Choosing the Right Straight Gear Rack for Load

Introduction to Straight Gear Rack Selection

A Straight Gear Rack is a linear motion component widely used in CNC machinery, automation systems, and precision equipment. Selecting the right gear rack based on the load it will carry is critical to ensure durability, efficiency, and smooth operation. Improper selection can cause premature wear, backlash, or even mechanical failure. Understanding the relationship between load, material, and structural design is essential for engineers and designers.

Understanding Load Types

1. Static Load: This refers to a constant load applied to the rack without movement. Static loads require gear racks with sufficient material strength and support to prevent bending or deformation over time.
2. Dynamic Load: When the rack operates under motion, dynamic loads, including acceleration and deceleration forces, must be considered. These forces can cause fatigue if the gear rack is not designed for them.
3. Impact Load: Occasional or sudden forces can occur during operations like robotic pick-and-place or heavy machinery movement. Impact-resistant gear racks are typically hardened and reinforced to withstand these loads.

Material Considerations

• Steel Racks: High-strength steel is commonly used for heavy load applications. Steel provides good rigidity, wear resistance, and longevity.
• Alloy Racks: Alloy materials offer a balance between strength and weight. They are suitable for moderate loads where minimizing weight is important.
• Aluminum Racks: Aluminum is lightweight and corrosion-resistant, but less suitable for very high loads due to lower rigidity. Proper design and reinforcement are essential for aluminum gear racks under heavy load.

Tooth Design and Accuracy

1. Module and Pitch: The module defines the tooth size and must match the mating pinion. A larger module can handle higher loads but may reduce precision.
2. Tooth Profile: Involute profiles are standard for smooth engagement. For high-load applications, precision-ground teeth reduce stress concentration and wear.
3. Backlash Considerations: For critical applications, minimal backlash ensures accurate linear movement under load. Tooth quality, grinding, and proper alignment reduce backlash significantly.

Rack Length and Support

• Single vs. Modular Sections: Long travel distances may require modular rack sections bolted together. Proper alignment is necessary to maintain consistent tooth engagement.
• Support Structures: Adequate support along the rack length prevents bending under heavy loads. Mounting the rack on reinforced bases or guide rails distributes forces evenly.
• Reinforcement Ribs: Some straight gear racks include ribs or thickened back sections for extra rigidity in high-load scenarios.

Mounting and Alignment

1. Bolt Patterns: Ensure mounting holes are compatible with machine frames. Proper bolt placement maintains load distribution and prevents rack twisting.
2. Guide Faces: Many racks have flat surfaces to interface with linear guides. Accurate guide alignment is essential under load to prevent uneven wear.
3. End Stops and Safety Features: Load applications often require physical stops to prevent over-travel or impact damage to the rack and pinion.

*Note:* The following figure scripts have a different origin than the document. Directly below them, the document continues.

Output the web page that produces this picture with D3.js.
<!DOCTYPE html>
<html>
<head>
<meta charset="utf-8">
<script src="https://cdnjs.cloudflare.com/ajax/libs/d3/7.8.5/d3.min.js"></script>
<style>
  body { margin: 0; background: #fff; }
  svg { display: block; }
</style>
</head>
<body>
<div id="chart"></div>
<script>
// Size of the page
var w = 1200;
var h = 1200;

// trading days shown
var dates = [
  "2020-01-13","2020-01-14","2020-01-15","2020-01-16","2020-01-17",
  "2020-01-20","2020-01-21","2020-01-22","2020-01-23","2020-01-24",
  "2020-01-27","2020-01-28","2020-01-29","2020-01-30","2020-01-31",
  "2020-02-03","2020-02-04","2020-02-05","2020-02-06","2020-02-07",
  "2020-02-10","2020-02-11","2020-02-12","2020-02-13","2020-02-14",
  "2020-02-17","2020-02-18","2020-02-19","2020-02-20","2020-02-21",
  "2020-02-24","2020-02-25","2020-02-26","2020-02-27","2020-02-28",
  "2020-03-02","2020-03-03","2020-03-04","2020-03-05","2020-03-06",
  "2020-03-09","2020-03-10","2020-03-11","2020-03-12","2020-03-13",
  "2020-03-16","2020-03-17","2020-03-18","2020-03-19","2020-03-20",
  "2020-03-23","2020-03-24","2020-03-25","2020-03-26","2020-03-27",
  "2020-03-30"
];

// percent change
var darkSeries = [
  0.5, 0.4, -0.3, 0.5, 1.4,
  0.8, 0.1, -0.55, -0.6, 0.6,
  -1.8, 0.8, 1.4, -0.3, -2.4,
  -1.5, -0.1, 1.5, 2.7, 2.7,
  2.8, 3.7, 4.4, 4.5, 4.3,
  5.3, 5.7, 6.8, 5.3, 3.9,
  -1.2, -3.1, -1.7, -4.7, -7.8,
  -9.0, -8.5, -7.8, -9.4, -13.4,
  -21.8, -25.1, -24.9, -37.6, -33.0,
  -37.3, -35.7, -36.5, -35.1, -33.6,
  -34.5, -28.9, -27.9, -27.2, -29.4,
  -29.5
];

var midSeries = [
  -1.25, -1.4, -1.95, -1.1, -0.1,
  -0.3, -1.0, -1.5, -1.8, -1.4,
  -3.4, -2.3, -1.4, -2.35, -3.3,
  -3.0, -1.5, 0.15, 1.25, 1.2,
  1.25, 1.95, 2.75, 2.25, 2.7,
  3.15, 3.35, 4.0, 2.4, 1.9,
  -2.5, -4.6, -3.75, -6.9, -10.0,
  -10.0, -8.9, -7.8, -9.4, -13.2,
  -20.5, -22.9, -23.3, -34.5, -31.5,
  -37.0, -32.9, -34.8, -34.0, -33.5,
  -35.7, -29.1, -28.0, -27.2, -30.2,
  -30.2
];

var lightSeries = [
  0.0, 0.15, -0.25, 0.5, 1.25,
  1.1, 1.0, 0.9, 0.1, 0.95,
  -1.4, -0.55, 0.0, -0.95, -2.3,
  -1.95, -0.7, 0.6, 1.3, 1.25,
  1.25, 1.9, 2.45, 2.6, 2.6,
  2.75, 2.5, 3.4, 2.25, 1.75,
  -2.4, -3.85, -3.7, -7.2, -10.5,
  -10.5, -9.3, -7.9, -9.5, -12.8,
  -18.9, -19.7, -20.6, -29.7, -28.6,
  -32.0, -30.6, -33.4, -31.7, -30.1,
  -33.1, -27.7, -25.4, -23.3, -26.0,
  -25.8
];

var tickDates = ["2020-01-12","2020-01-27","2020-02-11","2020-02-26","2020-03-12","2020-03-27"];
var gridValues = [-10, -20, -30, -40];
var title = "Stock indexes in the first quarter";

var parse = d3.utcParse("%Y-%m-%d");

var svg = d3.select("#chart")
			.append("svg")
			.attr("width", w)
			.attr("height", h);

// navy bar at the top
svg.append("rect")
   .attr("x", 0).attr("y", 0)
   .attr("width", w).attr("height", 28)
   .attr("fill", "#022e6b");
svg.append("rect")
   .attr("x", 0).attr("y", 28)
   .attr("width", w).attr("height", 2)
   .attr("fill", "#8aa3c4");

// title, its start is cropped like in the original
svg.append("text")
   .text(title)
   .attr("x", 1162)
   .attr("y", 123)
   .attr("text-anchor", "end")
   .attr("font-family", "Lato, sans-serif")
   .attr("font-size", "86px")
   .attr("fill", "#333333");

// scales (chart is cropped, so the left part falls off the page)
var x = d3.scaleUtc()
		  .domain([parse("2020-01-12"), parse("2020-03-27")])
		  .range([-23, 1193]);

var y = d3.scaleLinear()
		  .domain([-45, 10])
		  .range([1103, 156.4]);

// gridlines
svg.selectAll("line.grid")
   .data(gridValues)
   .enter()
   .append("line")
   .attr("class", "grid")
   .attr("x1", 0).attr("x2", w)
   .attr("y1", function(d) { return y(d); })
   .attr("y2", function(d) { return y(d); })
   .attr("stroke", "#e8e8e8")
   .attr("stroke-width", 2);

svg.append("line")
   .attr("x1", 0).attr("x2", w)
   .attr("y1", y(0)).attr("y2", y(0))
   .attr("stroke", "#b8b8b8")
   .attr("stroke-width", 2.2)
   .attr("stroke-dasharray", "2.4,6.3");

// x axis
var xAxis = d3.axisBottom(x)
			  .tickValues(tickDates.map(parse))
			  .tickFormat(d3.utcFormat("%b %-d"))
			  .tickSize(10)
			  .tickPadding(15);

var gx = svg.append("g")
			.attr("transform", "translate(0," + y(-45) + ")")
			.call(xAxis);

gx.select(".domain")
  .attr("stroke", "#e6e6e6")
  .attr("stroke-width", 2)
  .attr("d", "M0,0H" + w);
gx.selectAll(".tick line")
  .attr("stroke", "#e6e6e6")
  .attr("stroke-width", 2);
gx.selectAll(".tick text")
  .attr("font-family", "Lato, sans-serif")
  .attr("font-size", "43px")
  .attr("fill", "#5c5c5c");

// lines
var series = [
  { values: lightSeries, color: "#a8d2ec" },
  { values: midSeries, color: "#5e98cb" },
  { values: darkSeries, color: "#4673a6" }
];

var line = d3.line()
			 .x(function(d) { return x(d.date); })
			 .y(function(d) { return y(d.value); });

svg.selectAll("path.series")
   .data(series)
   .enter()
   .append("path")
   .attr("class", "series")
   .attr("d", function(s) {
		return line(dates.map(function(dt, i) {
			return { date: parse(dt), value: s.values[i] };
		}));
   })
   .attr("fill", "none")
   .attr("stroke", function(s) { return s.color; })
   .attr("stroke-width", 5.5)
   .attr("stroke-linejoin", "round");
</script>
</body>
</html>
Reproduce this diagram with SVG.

Environmental and Maintenance Factors

• Lubrication: Proper lubrication reduces friction and wear, especially under high-load conditions. Grease channels or lubrication grooves enhance performance.
• Corrosion Resistance: Coatings, plating, or stainless steel materials protect against corrosion when operating in humid or dusty environments.
• Temperature Effects: High temperatures can alter material properties and reduce load capacity. Consider thermal expansion in rack design.

Practical Selection Guidelines

1. Calculate expected load, including static, dynamic, and impact components.
2. Match the material and tooth design to the calculated load.
3. Ensure mounting structures can support the total load without deflection.
4. Consider environmental factors, lubrication, and maintenance when selecting the rack.
5. Verify manufacturer specifications, such as load ratings and safety factors, to ensure reliable operation.

Selecting a Straight Gear Rack based on load requires a comprehensive understanding of material properties, tooth design, support structures, and operating conditions. Considering these factors ensures smooth motion, long service life, and accurate performance in linear motion applications. Proper selection not only protects machinery from premature failure but also improves overall system efficiency and reliability. By analyzing load characteristics and environmental conditions, engineers can make informed decisions when choosing a suitable gear rack for their specific needs.